Each time a sensor returns a new datum a scheduler runs
- makes ready any task that the data makes ready to run
- decides which of the ready tasks to schedule, and
- starts it running.
This is a hard real-time appoication.
Academic research on real-time programming divided the universe of
programs into three categories.
- Hard real-time: the controlled system self-destructs
if a deadline is ever missed.
- Soft real-time: the controlled system is incorrect is
a deadline is missed.
- Not real-time: it doesn't matter when the results are
ready.
(By this classification pretty well all real applications are soft
real-time.)
The deadlines of the example discussed above are the next scheduling of
the task.
- That is, a task completes successfully if and only if it completes
before it is next scheduled.
Why are we discussing this particular case?
- Because one of the few hard results standing the test of time applies
to this case, and
- because it is believed that this result applies to many neighbouring,
practical, cases.
- It is believed often to apply to bottleneck cases, where everything
happens together by accident.
The theorem applies to the important question,
- `Which task should be scheduled next in order to maximize use of the
processor with no deadlines ever being missed?'
And the answer is,
- `Rate monotone scheduling.'
which is
- Always schedule that ready task that runs most often.
How it's proved.
Consider all possible collections of tasks,
- each task having a periodicity Ti, and an execution time Ci. (C is for
cost.)
Show that, if the set of tasks can be scheduled
successfully by any scheduling algorithm, then
- it will be scheduled successfully by rate-monotone scheduling.
Proof
Definitions
Overflow at t.
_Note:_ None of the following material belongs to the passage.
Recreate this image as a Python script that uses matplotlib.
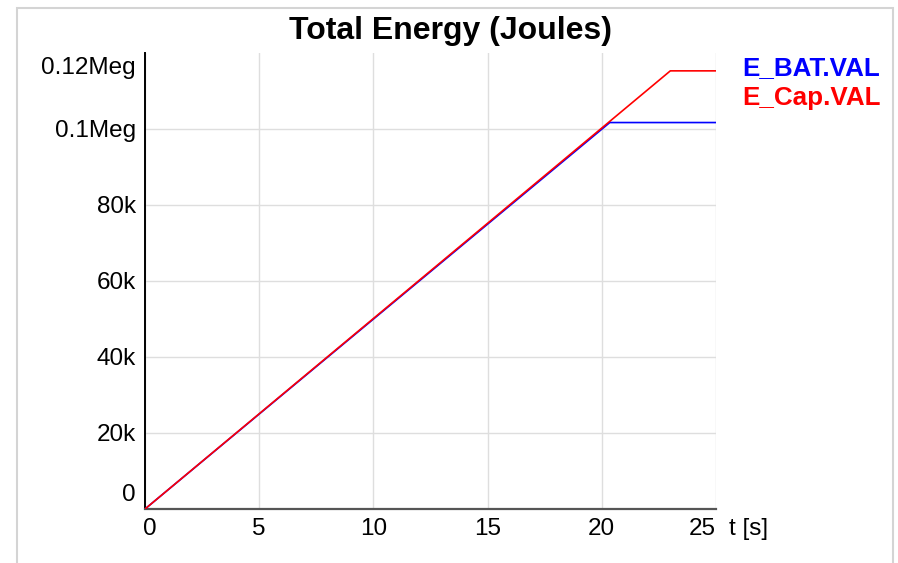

A task cannot be scheduled at t because its
previous execution is not complete.
Feasible. A set of tasks that can be successfully scheduled.
Response time. The time between the the readying of a task and
its completion. If a set of tasks is feasible then for every execution of
every task RT < Ti.
Critical instant for a task. The scheduling time at which it has
the longest response time.
Results
- The critical instant for a task occurs when it is readied at the same
time as all other tasks.
- When there are exactly two tasks, then rate monotone works.
- Let the higher priority task be task 0. It meets its deadlines if
C0 < T0
- Lower priority task can be scheduled at exactly the same time as
the higher priority one.
- Then as long as RT = C0 + C1 < T1 the set is feasible. This is
true regardless of the relative values of T0 and T1.